Nous ne pouvons rien garantir mais nous pouvons leur offrir un avenir.

DES DÉTENUS TRÈS PEU QUALIFIÉS
Selon le rapport publié très récemment par l’institut Montaigne, en collaboration avec la fondation M6, 75% des détenus ont un niveau inférieur ou égal au CAP. Pire, un détenu sur 2 n’a aucun diplôme. Et très peu d’entre eux ont accès à la formation. « En 2014, seules 2300 personnes en ont bénéficié, [pourtant] investir dans les programmes de formation en prison est efficace : pour 1 € investi, le coût global de l’incarcération est réduit de 4 à 5 € dans les trois années suivant la libération », indique l’Institut. Il préconise aux établissements de développer des formations au niveau local, en concertation avec les régions, pour que la validation des Acquis de l’Expérience (VAE) par diplôme, titre ou certification, puisse être accessible aussi aux longues peines.

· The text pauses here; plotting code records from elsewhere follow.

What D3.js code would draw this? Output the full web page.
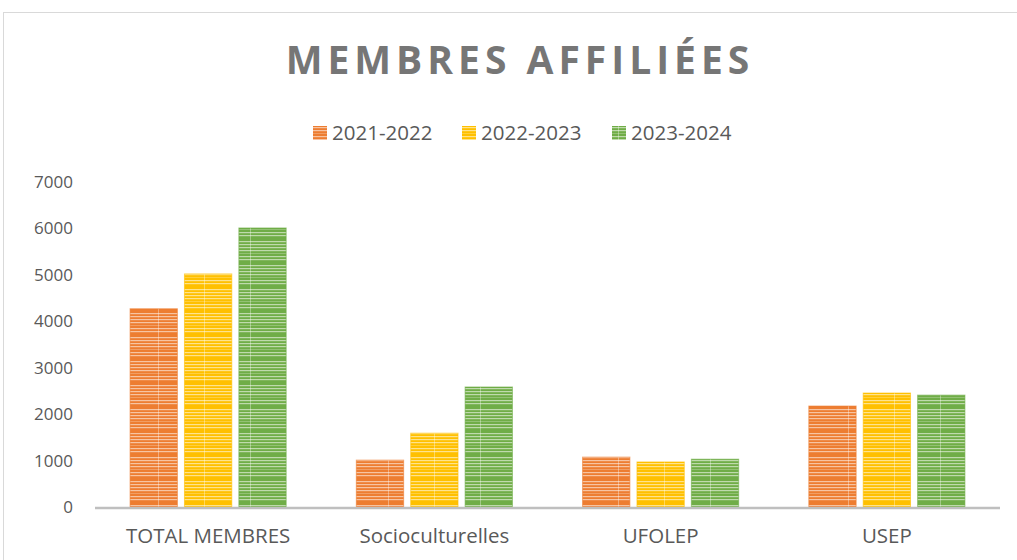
<!DOCTYPE html>
<html>
<head>
<meta charset="utf-8">
<script src="https://cdn.jsdelivr.net/npm/d3@7"></script>
<style>
  body { margin: 0; background: #fff; }
  text { font-family: "Open Sans", "Liberation Sans", sans-serif; }
</style>
</head>
<body>
<div id="chart"></div>
<script>
const categories = ["TOTAL MEMBRES", "Socioculturelles", "UFOLEP", "USEP"];
const seriesNames = ["2021-2022", "2022-2023", "2023-2024"];
const values2122 = [4270, 1010, 1075, 2175];
const values2223 = [5020, 1590, 970, 2455];
const values2324 = [6010, 2585, 1030, 2410];
const yTicks = [0, 1000, 2000, 3000, 4000, 5000, 6000, 7000];
const colors = ["#ED7D31", "#FFC000", "#70AD47"];

const allSeries = [values2122, values2223, values2324];

const width = 1017, height = 560;
const margin = {top: 182, right: 17, bottom: 53, left: 95};

const svg = d3.select('#chart').append('svg')
  .attr('width', width)
  .attr('height', height);

// patterns - horizontal stripes like the Excel texture
const defs = svg.append('defs');
colors.forEach((c, i) => {
  const p = defs.append('pattern')
    .attr('id', 'pat' + i)
    .attr('patternUnits', 'userSpaceOnUse')
    .attr('width', 46)
    .attr('height', 24);
  p.append('rect').attr('width', 46).attr('height', 24).attr('fill', c);
  [1, 4, 7, 10, 16, 19].forEach(y => {
    p.append('rect').attr('x', 0).attr('y', y).attr('width', 46).attr('height', 1.2)
      .attr('fill', '#fff').attr('opacity', 0.55);
  });
  p.append('rect').attr('x', 0).attr('y', 13).attr('width', 46).attr('height', 0.8)
    .attr('fill', '#fff').attr('opacity', 0.3);
  p.append('rect').attr('x', 20).attr('y', 0).attr('width', 1).attr('height', 24)
    .attr('fill', '#fff').attr('opacity', 0.35);
});

// chart border
svg.append('rect')
  .attr('x', 3.5).attr('y', 12.5)
  .attr('width', 1030).attr('height', 560)
  .attr('fill', 'none')
  .attr('stroke', '#d9d9d9');

const x0 = d3.scaleBand()
  .domain(categories)
  .range([margin.left, width - margin.right])
  .paddingInner(0.31)
  .paddingOuter(0.155);

const x1 = d3.scaleBand()
  .domain(seriesNames)
  .range([0, x0.bandwidth()])
  .paddingInner(0.13);

const y = d3.scaleLinear()
  .domain([0, 7000])
  .range([height - margin.bottom, margin.top]);

// y labels
svg.append('g')
  .selectAll('text')
  .data(yTicks)
  .join('text')
  .attr('x', 73)
  .attr('y', d => y(d))
  .attr('dy', '0.35em')
  .attr('text-anchor', 'end')
  .attr('fill', '#595959')
  .style('font-size', '17px')
  .text(d => d);

// bars
seriesNames.forEach((s, si) => {
  svg.append('g')
    .selectAll('rect')
    .data(categories)
    .join('rect')
    .attr('x', d => x0(d) + x1(s))
    .attr('y', (d, i) => y(allSeries[si][i]))
    .attr('width', x1.bandwidth())
    .attr('height', (d, i) => y(0) - y(allSeries[si][i]))
    .attr('fill', `url(#pat${si})`)
    .attr('stroke', colors[si])
    .attr('stroke-opacity', 0.6)
    .attr('stroke-width', 1);
});

// x axis line
svg.append('line')
  .attr('x1', margin.left).attr('x2', width - margin.right)
  .attr('y1', y(0) + 1).attr('y2', y(0) + 1)
  .attr('stroke', '#bfbfbf')
  .attr('stroke-width', 2.5);

// category labels
svg.append('g')
  .selectAll('text')
  .data(categories)
  .join('text')
  .attr('x', d => x0(d) + x0.bandwidth() / 2)
  .attr('y', 543)
  .attr('text-anchor', 'middle')
  .attr('fill', '#595959')
  .style('font-size', '20.5px')
  .text(d => d);

// title
svg.append('text')
  .attr('x', 520)
  .attr('y', 74)
  .attr('text-anchor', 'middle')
  .attr('fill', '#767676')
  .style('font-size', '39px')
  .style('font-weight', 'bold')
  .style('letter-spacing', '5px')
  .text('MEMBRES AFFILIÉES');

// legend
const legendX = [313, 462, 612];
const legend = svg.append('g');
seriesNames.forEach((s, i) => {
  legend.append('rect')
    .attr('x', legendX[i]).attr('y', 126)
    .attr('width', 14).attr('height', 14)
    .attr('fill', `url(#pat${i})`);
  legend.append('text')
    .attr('x', legendX[i] + 19)
    .attr('y', 140)
    .attr('fill', '#595959')
    .style('font-size', '20.5px')
    .text(s);
});
</script>
</body>
</html>
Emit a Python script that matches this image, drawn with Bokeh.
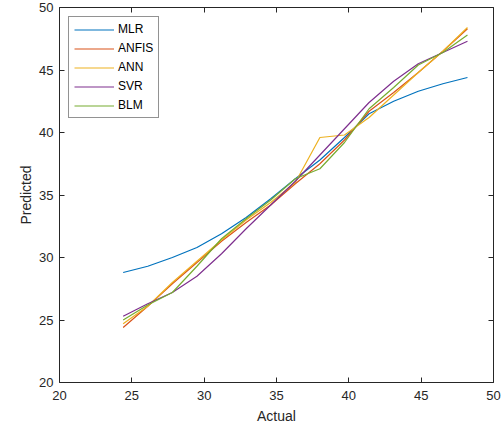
from bokeh.plotting import figure
from bokeh.models import LinearAxis, Range1d, FixedTicker, Legend, LegendItem
from bokeh.embed import file_html
from bokeh.resources import INLINE

actual = [24.4, 26.1, 27.8, 29.5, 31.2, 32.9, 34.6, 36.3, 38.0, 39.7, 41.4, 43.1, 44.8, 46.5, 48.2]
mlr   = [28.8, 29.3, 30.0, 30.8, 31.9, 33.2, 34.7, 36.3, 37.8, 39.6, 41.5, 42.5, 43.3, 43.9, 44.4]
anfis = [24.4, 26.1, 27.9, 29.6, 31.3, 32.8, 34.2, 35.9, 37.5, 39.4, 41.7, 43.2, 44.8, 46.5, 48.3]
ann   = [24.7, 26.1, 28.0, 29.7, 31.4, 33.0, 34.4, 36.0, 39.6, 39.8, 41.2, 43.0, 44.8, 46.5, 48.4]
svr   = [25.3, 26.3, 27.2, 28.5, 30.3, 32.3, 34.2, 36.1, 38.2, 40.3, 42.4, 44.1, 45.5, 46.4, 47.3]
blm   = [25.0, 26.2, 27.2, 29.3, 31.5, 33.1, 34.6, 36.3, 37.1, 39.2, 41.9, 43.6, 45.4, 46.4, 47.8]

names = ["MLR", "ANFIS", "ANN", "SVR", "BLM"]
series = [mlr, anfis, ann, svr, blm]
colors = ["#0072BD", "#D95319", "#EDB120", "#7E2F8E", "#77AC30"]
ticks = [20, 25, 30, 35, 40, 45, 50]

FONT = "Liberation Sans"
TXT = "#262626"

p = figure(width=502, height=430, output_backend="svg", toolbar_location=None,
           x_range=Range1d(20, 50), y_range=Range1d(20, 50),
           min_border_left=59, min_border_right=9, min_border_top=7, min_border_bottom=48)
p.xgrid.visible = False
p.ygrid.visible = False
p.outline_line_color = TXT
p.outline_line_width = 1
p.background_fill_color = "white"
p.border_fill_color = "white"

items = []
for name, ys, c in zip(names, series, colors):
    r = p.line(actual, ys, line_color=c, line_width=1.2)
    items.append(LegendItem(label=name, renderers=[r]))

for ax in (p.xaxis[0], p.yaxis[0]):
    ax.ticker = FixedTicker(ticks=ticks)
    ax.major_tick_in = 5
    ax.major_tick_out = 0
    ax.minor_tick_line_color = None
    ax.axis_line_color = None
    ax.major_tick_line_color = TXT
    ax.major_label_text_font = FONT
    ax.major_label_text_font_size = "13px"
    ax.major_label_text_color = TXT
    ax.axis_label_text_font = FONT
    ax.axis_label_text_font_size = "14px"
    ax.axis_label_text_font_style = "normal"
    ax.axis_label_text_color = TXT

p.xaxis.axis_label = "Actual"
p.yaxis.axis_label = "Predicted"
p.xaxis.major_label_standoff = 8
p.xaxis.axis_label_standoff = 5
p.yaxis.major_label_standoff = 6
p.yaxis.axis_label_standoff = 2

for loc in ("above", "right"):
    ax = LinearAxis(ticker=FixedTicker(ticks=ticks))
    ax.major_tick_in = 5
    ax.major_tick_out = 0
    ax.minor_tick_line_color = None
    ax.axis_line_color = None
    ax.major_tick_line_color = TXT
    ax.major_label_overrides = {t: "" for t in ticks}
    ax.major_label_standoff = 0
    p.add_layout(ax, loc)

legend = Legend(items=items, location="top_left")
legend.margin = 9
legend.padding = 5
legend.spacing = 4
legend.label_height = 13
legend.glyph_height = 13
legend.glyph_width = 40
legend.label_standoff = 4
legend.label_text_font = FONT
legend.label_text_font_size = "12px"
legend.label_text_color = "black"
legend.border_line_color = TXT
legend.border_line_width = 1
legend.background_fill_color = "white"
legend.background_fill_alpha = 1
legend.spacing = 5
p.add_layout(legend)

open("out.html", "w").write(file_html(p, INLINE))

Au-delà du recours largement insuffisant aux actions de formation professionnelle en prison, le constat qui domine est celui d’une discontinuité fréquente entre les formations suivies à l’intérieur et les projets professionnels poursuivis à l’extérieur. De fait, la continuité entre les actions pré-qualifiantes menées en prison et l’accès à différentes formations certifiantes dehors, dans le même secteur professionnel, ne sont pas assurés. Cette absence de lien entre dedans et dehors au niveau de la formation professionnelle se traduit par des conséquences profondément négatives en accroissant la probabilité de rupture sociale, facteur de récidive. L’institut propose, à l’instar du projet porté par la Chambre de Métiers et de l’Artisanat de la Corse-du- Sud, des solutions concrètes pour accompagner au mieux le détenu dans la préparation de sa sortie, pour faciliter l’engagement des entreprises œuvrant en milieu pénitentiaire et pour améliorer la gouvernance du travail pénitentiaire.